Anyhow. So, as I'm sure most of my flist knows, In his last show in 2010, Jon Stewart
dedicated the entire show to the Zadroga (or 9/11 responders) bill in a carefully orchestrated move. The direct result of this show (and the full month of continuous campaigning Stewart did beforehand) was the passage of the bill in both the House and the Senate in the remaning week of the session. Which, of course, got everyone talking again about Stewart and what The Daily Show actually does. Most notably,
the New York Times wrote a full article about Stewart's influence, making him into a 21st century Edward R. Murrow, and NPR
chiming in somewhat more sanely (but it was pre-passage, which is important to remember). Then, in a responding article, analyst Andrew Cohen made a very good point by saying
'he's no Murrow, he's Stewart, and that's plenty'.My two cents (as a huge nerd of media and politics, and a Stewart fangirl to boot)? There is a difference between what Jon Stewart normally does on The Daily Show, and what he did on December 16th. 9/11 is an issue that has been extremely sensitive to Jon Stewart, and so his sense of obligation to defend the people who defended New York that day (and dealt with Ground Zero onward) hugely played into this whole deal. When Jon Stewart normally campaigns for things, he does it on his free time (like "The Evening of Too Many Stars" autism charity benefit, for instance). I feel like media analysts keep getting him wrong, by lumping in his political views, his criticism and what The Daily Show does.

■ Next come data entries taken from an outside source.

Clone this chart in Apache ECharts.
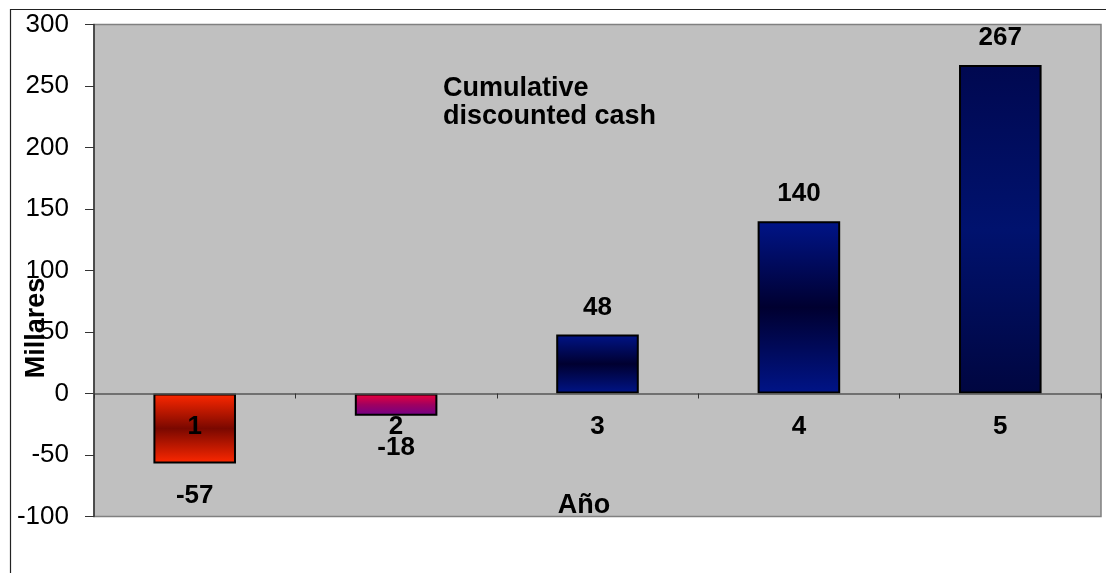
<!DOCTYPE html>
<html>
<head>
<meta charset="utf-8">
<script src="https://cdn.jsdelivr.net/npm/echarts@6/dist/echarts.min.js"></script>
<style>
html,body{margin:0;padding:0;background:#fff;}
#c{width:1106px;height:573px;}
</style>
</head>
<body>
<div id="c"></div>
<script>
const categories = ['1', '2', '3', '4', '5'];
const values = [-57, -18, 48, 140, 267];
const yTicks = { min: -100, max: 300, interval: 50 };
const yAxisTitle = 'Millares';
const xAxisTitle = 'Año';
const noteText = 'Cumulative\ndiscounted cash';

// gradient stops per bar: [top colour, centre colour, bottom colour]
const barGradients = [
  ['#ff2800', '#7a0800', '#ff2800'],
  ['#f00038', '#a00060', '#700088'],
  ['#001488', '#000030', '#001488'],
  ['#001488', '#000030', '#001488'],
  ['#000850', '#00126e', '#000640']
];

const FONT = 'Liberation Sans, Arial, sans-serif';

const chart = echarts.init(document.getElementById('c'));

const seriesData = values.map((v, i) => {
  const g = barGradients[i];
  return {
    value: v,
    itemStyle: {
      color: new echarts.graphic.LinearGradient(0, 0, 0, 1, [
        { offset: 0, color: g[0] },
        { offset: 0.5, color: g[1] },
        { offset: 1, color: g[2] }
      ])
    },
    label: v < 0 ? { position: 'bottom', distance: 19 } : { position: 'top', distance: 14 }
  };
});

// category labels sit on the zero line (axis crosses at 0)
const catLabelData = categories.map(c => [c, 0]);

chart.setOption({
  animation: false,
  backgroundColor: '#ffffff',
  grid: {
    left: 94, right: 5, top: 24.5, bottom: 56.5,
    show: true, backgroundColor: '#c0c0c0', borderColor: '#808080', borderWidth: 1.5
  },
  xAxis: {
    type: 'category',
    data: categories,
    z: 5,
    axisLine: { onZero: true, lineStyle: { color: '#555555', width: 1.5 } },
    axisTick: { show: true, length: 5, lineStyle: { color: '#333333' } },
    axisLabel: { show: false }
  },
  yAxis: {
    type: 'value',
    min: yTicks.min, max: yTicks.max, interval: yTicks.interval,
    splitLine: { show: false },
    axisLine: { show: true, lineStyle: { color: '#333333', width: 1.5 } },
    axisTick: { show: true, length: 9, lineStyle: { color: '#333333' } },
    axisLabel: { color: '#000', fontFamily: FONT, fontSize: 26, margin: 25 }
  },
  series: [
    {
      type: 'bar',
      data: seriesData,
      barWidth: '41%',
      itemStyle: { borderColor: '#000', borderWidth: 2 },
      label: {
        show: true, color: '#000', fontFamily: FONT, fontWeight: 'bold', fontSize: 26
      }
    },
    {
      type: 'scatter',
      data: catLabelData,
      symbolSize: 0,
      silent: true,
      z: 10,
      itemStyle: { opacity: 1 },
      label: {
        show: true, position: 'bottom', distance: 20, opacity: 1,
        formatter: p => p.data[0],
        color: '#000', fontFamily: FONT, fontWeight: 'bold', fontSize: 26
      }
    }
  ],
  graphic: [
    {
      type: 'polyline', z: 100, silent: true,
      shape: { points: [[10.5, 573], [10.5, 9.5], [1106, 9.5]] },
      style: { stroke: '#222', lineWidth: 1.2, fill: null }
    },
    {
      type: 'text', z: 100, left: 443, top: 75,
      style: { text: noteText, font: 'bold 27px ' + FONT, fill: '#000', lineHeight: 28 }
    },
    {
      type: 'text', z: 100, x: 584, y: 506,
      style: { text: xAxisTitle, font: 'bold 27px ' + FONT, fill: '#000', align: 'center', verticalAlign: 'middle' }
    },
    {
      type: 'text', z: 100, x: 37, y: 328, rotation: Math.PI / 2,
      style: { text: yAxisTitle, font: 'bold 27px ' + FONT, fill: '#000', align: 'center', verticalAlign: 'middle' }
    }
  ]
});
</script>
</body>
</html>
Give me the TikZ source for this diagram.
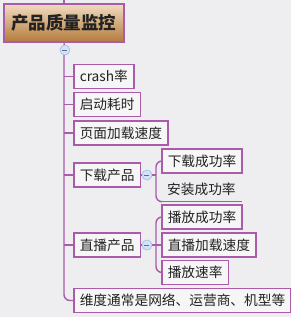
\documentclass[tikz,border=0pt]{standalone}
\usepackage{fontspec}
\setmainfont{Noto Sans CJK SC}
\usetikzlibrary{calc}
\definecolor{bgc}{HTML}{EEEEF1}
\definecolor{purp}{HTML}{A85CAA}
\definecolor{boxfill}{HTML}{F6F6F6}
\definecolor{rtop}{HTML}{F1DCC0}
\definecolor{rbot}{HTML}{B37A3B}
\definecolor{txt}{HTML}{222222}
\definecolor{cfill}{HTML}{D2E2F8}
\definecolor{cdraw}{HTML}{9DBBE6}
\tikzset{
  topic/.style={draw=purp, line width=1.6pt, fill=boxfill, anchor=west, inner xsep=6pt, inner ysep=0pt, minimum height=24pt, text=txt, font=\fontsize{13.7}{15}\selectfont},
  plain/.style={anchor=west, inner xsep=6pt, inner ysep=0pt, minimum height=24pt, text=txt, font=\fontsize{13.7}{15}\selectfont},
  conn/.style={draw=purp, line width=1.4pt},
  collapse/.style={circle, draw=cdraw, fill=cfill, line width=0.6pt, minimum size=10pt, inner sep=0pt},
}
\begin{document}
\begin{tikzpicture}[x=1pt,y=-1pt]
\useasboundingbox (0,0) rectangle (291,317);
\fill[bgc] (0,0) rectangle (291,317);
% root
\node[draw=purp, line width=2pt, top color=rtop, bottom color=rbot, minimum width=120pt, minimum height=38.5pt, inner sep=0pt, text=txt, font=\fontsize{17.5}{20}\selectfont\bfseries] (root) at (64,23) {产品质量监控};
\coordinate (top) at (64,0);
\draw[conn] (top) -- (root.north);
\node[collapse] (c0) at (65,50) {};
\draw[cdraw!60!black, line width=0.7pt] ($(c0)+(-2.5,0)$) -- ($(c0)+(2.5,0)$);
\draw[conn] (root.south) -- (c0);
% level 1
\node[topic] (n1) at (73,76.5) {crash率};
\node[topic] (n2) at (73,104.5) {启动耗时};
\node[topic] (n3) at (73,133) {页面加载速度};
\node[topic] (n4) at (73,175) {下载产品};
\node[topic] (n5) at (73,245) {直播产品};
\node[topic] (n6) at (73,300.5) {维度通常是网络、运营商、机型等};
\coordinate (tb) at (64,55);
\draw[conn, rounded corners=6pt] (tb) |- (n6.west);
\foreach \n in {n1,n2,n3,n4,n5}{
  \draw[conn] (\n.west -| tb) -- (\n.west);
}
% download children
\node[topic] (d1) at (161,161) {下载成功率};
\node[plain] (d2) at (161,189.5) {安装成功率};
\draw[conn] (d2.south west) -- (d2.south east);
\node[collapse] (c1) at (147,175) {};
\draw[cdraw!60!black, line width=0.7pt] ($(c1)+(-2.5,0)$) -- ($(c1)+(2.5,0)$);
\draw[conn] (n4.east) -- (c1);
\coordinate (k1) at (156,175);
\draw[conn] (c1) -- (k1);
\draw[conn, rounded corners=6pt] (k1) |- (d1.west);
\draw[conn, rounded corners=6pt] (k1) |- (d2.south west);
% live children
\node[topic] (l1) at (161,217) {播放成功率};
\node[topic] (l2) at (161,245) {直播加载速度};
\node[topic] (l3) at (161,272.5) {播放速率};
\node[collapse] (c2) at (147,245) {};
\draw[cdraw!60!black, line width=0.7pt] ($(c2)+(-2.5,0)$) -- ($(c2)+(2.5,0)$);
\draw[conn] (n5.east) -- (c2);
\coordinate (k2) at (156,245);
\draw[conn] (c2) -- (k2);
\draw[conn, rounded corners=6pt] (k2) |- (l1.west);
\draw[conn] (k2) -- (l2.west);
\draw[conn, rounded corners=6pt] (k2) |- (l3.west);
\end{tikzpicture}
\end{document}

Jon Stewart may be the most brilliant political analyst of our time. He really is very, very bright at what he does. But what he does is not journalism; he analyzes political waves and the media that covers them, and in rare occasions like December 16th, he lobbies. Neither of these things are investigative journalism. The Daily Show is not a show of breaking news, but a satiric commentary on the 24-hour news networks. It's, quite simply, infotainment. You don't watch The Daily Show to hear about their latest discovery; you watch it to get its perspective on the big stories of the day/week/month. I keep gaping at respectable news outlets getting this simple distinction wrong, whether knowingly or mistakenly.
It's hard for the media to give Jon Stewart the benefit of the doubt. He repeatedly insists that he hosts a fake news show in a channel championing ridiculous comedy, and he self-deprecatingly refuses to acknowledge that he is an extremely intelligent man who is well-spoken and wields great cultural and political power. But the thing is, Jon Stewart knows not to blow his horns. In a field full of people with huge egos and horrible cases of narcissism, he keeps a low profile and talks humbly of his own successes. I'm sure he celebrated when he heard of the passing of the 9/11 bill, but he's not about to brag about it to Brian Williams in Nightly News, for instance. Other journalists seem to take it as a sign of cowardliness, but it really is just a sign of levelheadedness. Jon Stewart is a reasonable man.
And by the way? I thought the 12/16 show was incredibly touching. My god. At least one of those men was dying, for crying out loud. How much more human than this can you get.